# Aroma Hops



## dicko (15/8/12)

http://www.brewuk.co.uk/store/hop-aroma-tabs.html

Anyone used these?


----------



## manticle (15/8/12)

The aroma of what? Doesn't seem to have individual strains - just 'hop' unless I've misread.


----------



## Feldon (15/8/12)

dicko said:


> http://www.brewuk.co.uk/store/hop-aroma-tabs.html
> 
> Anyone used these?



I've seen a similar Brigalow 'Finishing Hops' tablet at BigW (alongside the Coopers tins). About $3ish each - can do two 23L brews per tablet. 

No labeling to say what they are made of (which I would have thought would be compulsory for something that is ingested)


----------



## fraser_john (15/8/12)

Based on the Brewferm website, I'd guess they have the aroma tabs in the varieties of hops they can sell. Looks like an interesting product for adjusting aroma in the keg or just prior bottling/kegging.

Effervescent tabs. Distributor is in NSW.


----------



## dicko (15/8/12)

I know nothing about this product.

I found it while surfing the web.

I thought it might be good for no chillers to control aroma? Maybe not......?
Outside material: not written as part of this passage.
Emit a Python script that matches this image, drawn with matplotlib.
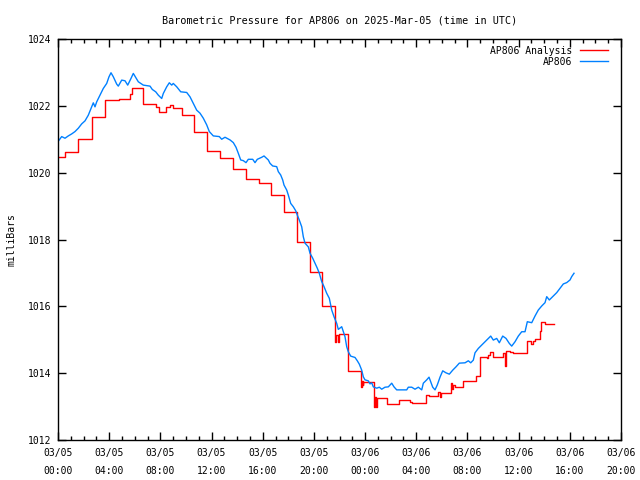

Someone somewhere would have used them B) 

cheers


----------



## Yob (15/8/12)

if only Berocca would do one

:icon_drool2:


----------



## thebeemann (15/8/12)

I bought the tablets from big w about 3months ago too scared to use them if they are crap lol smell out the whole draw they are in though.


----------



## Nedasaurus1 (8/2/13)

Yob said:


> if only Berocca would do one
> 
> :icon_drool2:


id be there like a rocket lolol


----------